Enhancing wind power prediction accuracy: A novel method integrating seasonal temporal factors and advanced spatio-temporal feature extraction

Accurate wind power forecasting is important for day-ahead power dispatch and the widespread adoption of renewable energy sources. However, the complex spatio-temporal dependencies and seasonal variations of meteorological factors pose substantial challenges to forecasting accuracy. In this paper, we propose a novel wind power forecasting method based on enhanced spatio-temporal feature extraction, which improves the accuracy and robustness of predictions through innovative model design. Firstly, to address the differences in multiple meteorological factors across different seasons, we construct a seasonal time factor expression that enables the model to dynamically adapt to seasonal meteorological changes.

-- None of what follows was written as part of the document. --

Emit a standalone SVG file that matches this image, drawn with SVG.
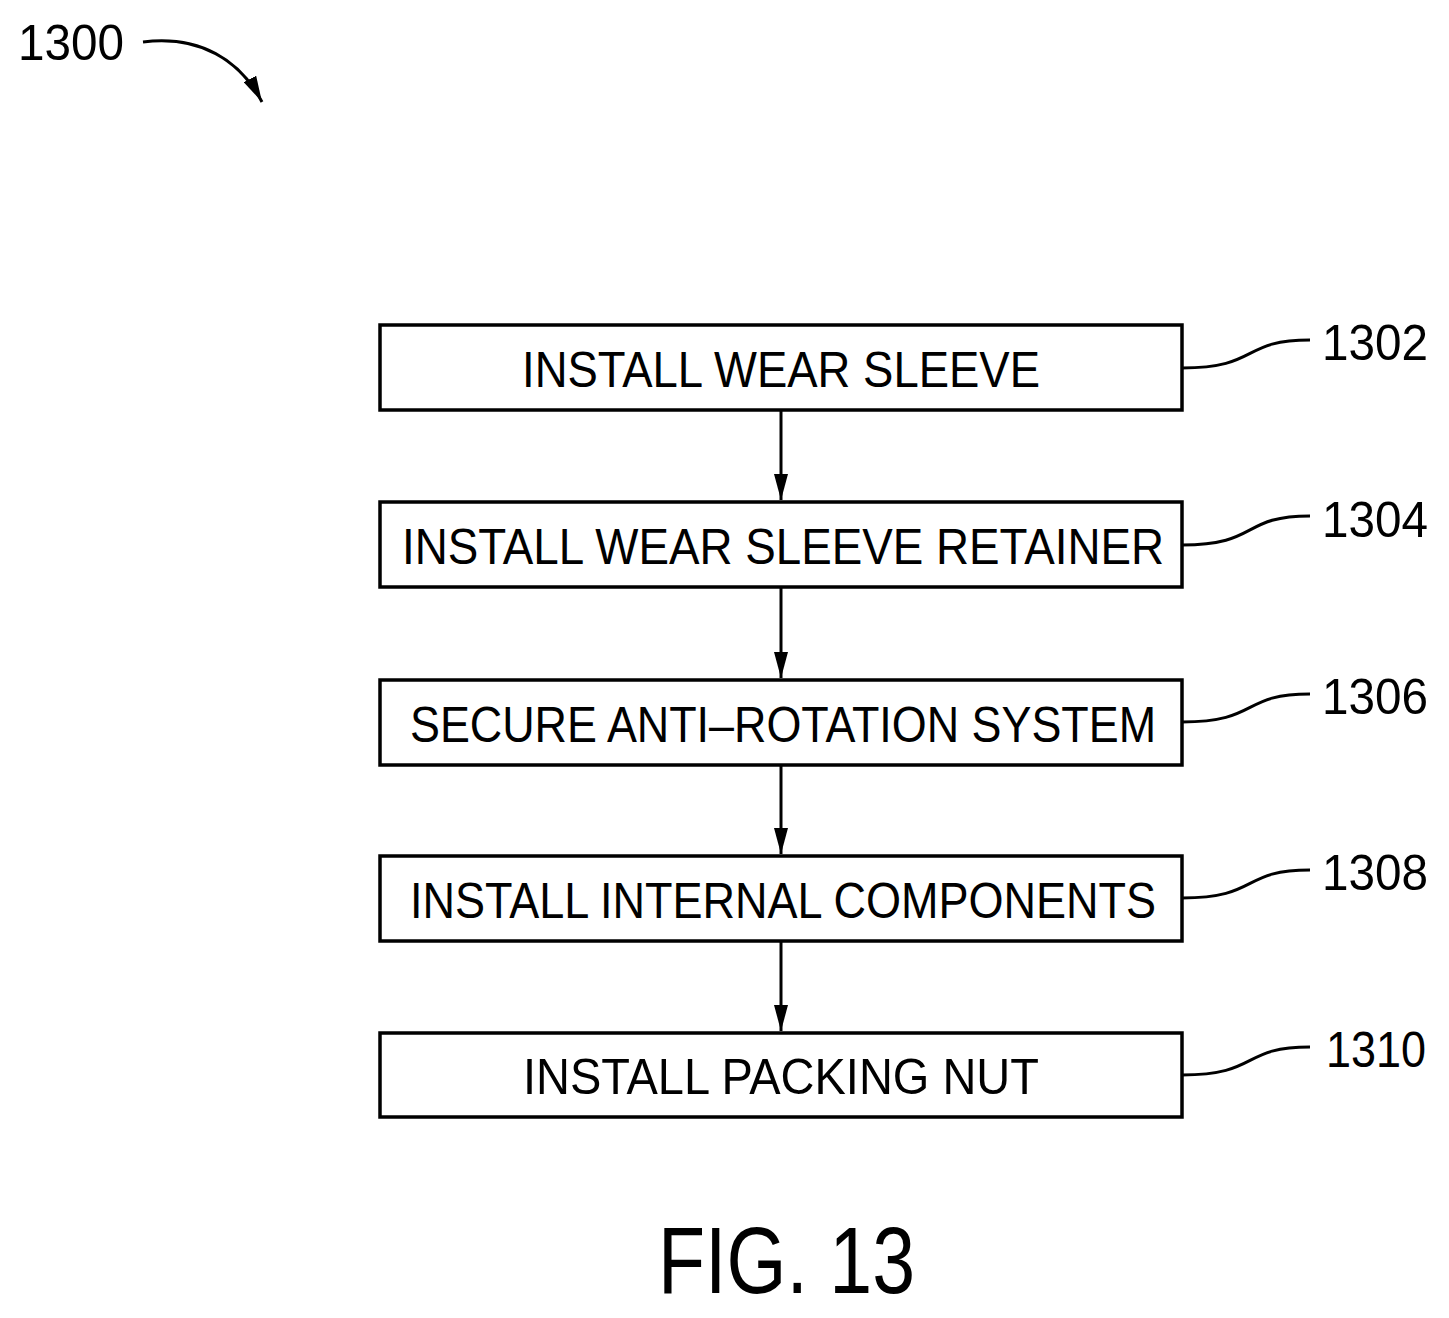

Secondly, we propose a Local-Global Spatio-Temporal Graph Convolutional Network (LG-STGCN) for correlation analysis, incorporating a Random EdgeDrop module proposed in this study to capture the spatio-temporal dependencies of meteorological data. Subsequently, the Pearson correlation coefficient is employed for feature dimensionality reduction and weighting. Finally, by integrating the seasonal time factor weights with the correlation weights, we input the combined features into a Bidirectional Long Short-Term Memory (BiLSTM) network for power forecasting, thereby enhancing the model's adaptability and dynamic interpretability. Experimental results demonstrate that the proposed method significantly outperforms existing benchmark models in terms of prediction performance across various wind farm datasets, particularly in scenarios with pronounced seasonal variations. This study provides a new perspective and an effective solution for wind power forecasting.